2. Quite a lot of Bayadère was missing. Two people do not a procession make. This is the Royal Opera House, not the theatre at the end of Southsea pier. British audiences would love the drum dance and the girl balancing the pot on her head - all that noise and perty- missness.

3. The Rajah is meant to be a despotic savage. Not Christopher Biggins playing Widow Twanky in male disguise.

4. Gamzatti really should have more allure than a Saturday girl at a Stockton Poundstretcher.

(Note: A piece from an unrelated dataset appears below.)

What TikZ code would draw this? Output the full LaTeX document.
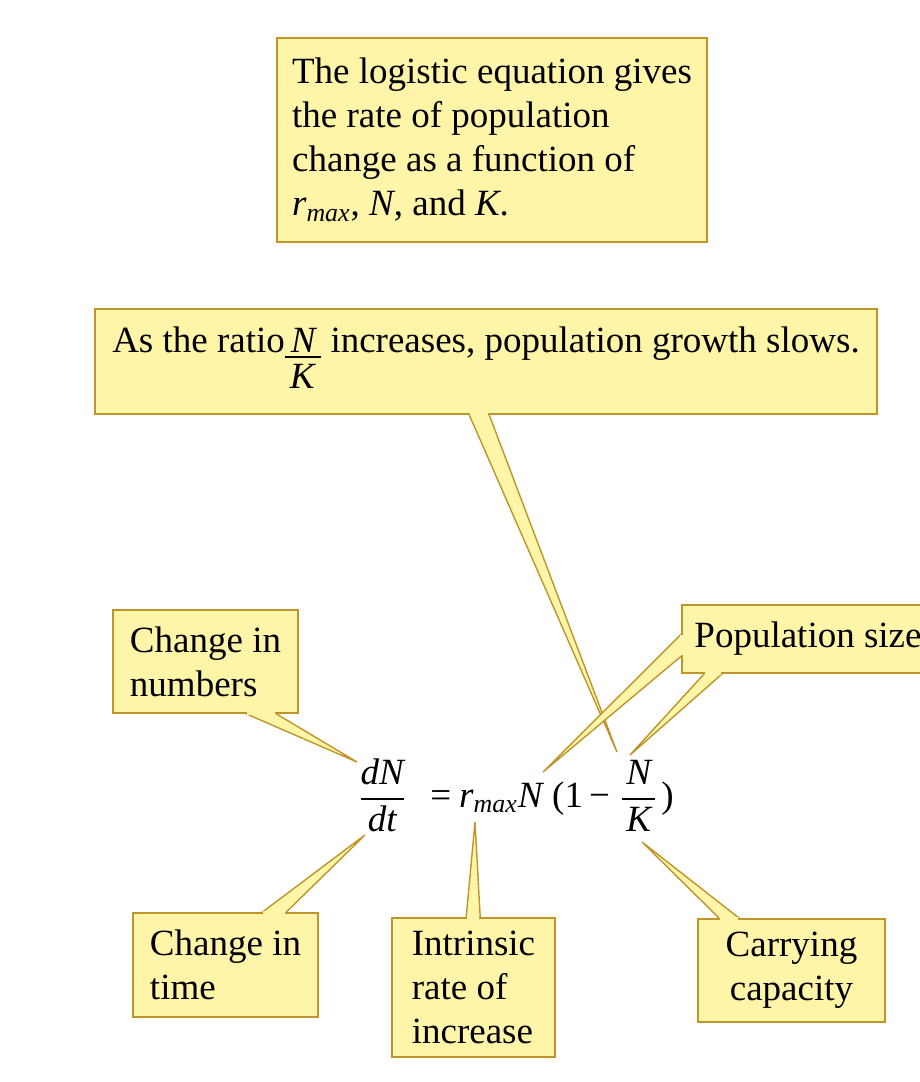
\documentclass[tikz,border=0pt]{standalone}
\usepackage{amsmath}
\usepackage{fontspec}
\setmainfont{Liberation Serif}
\usepackage{tikz}
\definecolor{notefill}{HTML}{FFF5A8}
\definecolor{noteedge}{HTML}{BF952A}
\tikzset{
  notebox/.style={draw=noteedge, fill=notefill, line width=0.8pt, inner sep=0pt, align=left, font=\fontsize{18.5}{22}\selectfont},
  notetail/.style={draw=noteedge, fill=notefill, line width=0.7pt, line join=miter},
  tailgap/.style={draw=notefill, line width=1.4pt, shorten <=0.4pt, shorten >=0.4pt},
  eqn/.style={inner sep=0pt, font=\fontsize{18.5}{22}\selectfont}
}

\begin{document}
\begin{tikzpicture}[x=0.5pt, y=-0.5pt]
  \useasboundingbox (0,0) rectangle (920,1082);

  \node[notebox, minimum width=215pt, minimum height=102pt] (logistic) at (492,140) {The logistic equation gives\\the rate of population\\change as a function of\\$\textit{r}_{\textit{max}}$, \textit{N}, and \textit{K}.};
  \node[notebox, minimum width=391pt, minimum height=52.5pt] (ratio) at (486,361.5) {As the ratio\begin{tabular}[t]{@{}c@{}}\underline{\hspace{3pt}\textit{N}\hspace{2pt}}\\[-4pt]\textit{K}\end{tabular} increases, population growth slows.};
  \node[notebox, minimum width=92.5pt, minimum height=51.5pt] (numbers) at (205.5,661.5) {Change in\\numbers};
  \node[notebox, minimum width=126pt, minimum height=34pt] (popsize) at (808,639) {Population size};
  \node[notebox, minimum width=92.5pt, minimum height=52pt] (time) at (225.5,965) {Change in\\time};
  \node[notebox, minimum width=81.5pt, minimum height=69.5pt] (intrinsic) at (473.5,987.5) {Intrinsic\\rate of\\increase};
  \node[notebox, align=center, minimum width=93.5pt, minimum height=51.5pt] (carrying) at (791.5,970.5) {Carrying\\capacity};

  \node[eqn] (logeq) at (516,795) {$\genfrac{}{}{0.8pt}{0}{\textit{dN}}{\textit{dt}}$\hspace{12pt}=\hspace{4pt}\textit{r}$_{\textit{max}}$\textit{N}\hspace{4pt}(1\hspace{3pt}−\hspace{5pt}$\genfrac{}{}{0.8pt}{0}{\hspace{2pt}\textit{N}\hspace{2pt}}{\textit{K}}$\hspace{2pt})};

  \coordinate (dNtop) at (357,762);
  \coordinate (dtbot) at (365,835);
  \coordinate (rmaxbot) at (475,822);
  \coordinate (Ntop) at (543,772);
  \coordinate (fracNtop) at (617,752);
  \coordinate (fracNside) at (630,755);
  \coordinate (fracKbot) at (642,842);

  \filldraw[notetail] ([xshift=187.5pt]ratio.south west) -- (fracNtop) -- ([xshift=197.5pt]ratio.south west);
  \draw[tailgap] ([xshift=187.5pt]ratio.south west) -- ([xshift=197.5pt]ratio.south west);
  \filldraw[notetail] ([xshift=67pt]numbers.south west) -- (dNtop) -- ([xshift=82pt]numbers.south west);
  \draw[tailgap] ([xshift=67pt]numbers.south west) -- ([xshift=82pt]numbers.south west);
  \filldraw[notetail] ([yshift=-15pt]popsize.north west) -- (Ntop) -- ([yshift=-26pt]popsize.north west);
  \draw[tailgap] ([yshift=-15pt]popsize.north west) -- ([yshift=-26pt]popsize.north west);
  \filldraw[notetail] ([xshift=11.5pt]popsize.south west) -- (fracNside) -- ([xshift=20.5pt]popsize.south west);
  \draw[tailgap] ([xshift=11.5pt]popsize.south west) -- ([xshift=20.5pt]popsize.south west);
  \filldraw[notetail] ([xshift=65pt]time.north west) -- (dtbot) -- ([xshift=77pt]time.north west);
  \draw[tailgap] ([xshift=65pt]time.north west) -- ([xshift=77pt]time.north west);
  \filldraw[notetail] ([xshift=37.5pt]intrinsic.north west) -- (rmaxbot) -- ([xshift=44.5pt]intrinsic.north west);
  \draw[tailgap] ([xshift=37.5pt]intrinsic.north west) -- ([xshift=44.5pt]intrinsic.north west);
  \filldraw[notetail] ([xshift=11pt]carrying.north west) -- (fracKbot) -- ([xshift=21pt]carrying.north west);
  \draw[tailgap] ([xshift=11pt]carrying.north west) -- ([xshift=21pt]carrying.north west);
\end{tikzpicture}
\end{document}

And a jump would be nice.

5. Alla Sizova’s arabesque leg was higher in 1958 than the Shades’s tonight in 2007. And what is with that ghastly R.A.D. back arm line?

Which reminds me (seeing the word ghastly) of Eileen, who worked front of house at Covent Garden when I did. Eileen went alternate Wednesdays to have her hair done by students at Sassoon’s. Some styles were more successful than others. One very alternate Wednesday, usher Aussie Mark whispered to me, “F**king hell. She must have sat in that chair and asked them to make her look as ghastly as possible.”

The look they had given her was pube-covered swimming hat.

6. Nikya is a role for a Prima Ballerina, not a Preening Balanceina. Missing out details while you’re balancing is beyond the pale. Leave things alone.

Take the new Miss Marples on ITV. One of the pleasures of the Miss Marple books is the moment when the great Jane says, “Oh, I’ve been so terribly, terribly stupid, Dolly, not connecting the fact that the girl bit her nails, that Letty spelt “enquiries” as she did and that everyone remarked on the central heating being on. I must send for Inch…”

Inch being the taxi firm at St. Mary Mead, you know that she’s off to Somerset House to find proof that someone is married to - or the parent/child/sibling of –someone, but was keeping quiet.

“You see, inspector, there was the motive all along.”

In The Body In The Library, new ITV vintage, there is no trip to Somerset House because the secretly married couple has been updated to a ménage of girl on girl tweed frotting plus terriers.

The government must take steps. We can’t have Miss Marple’s denouements prone to lesbification.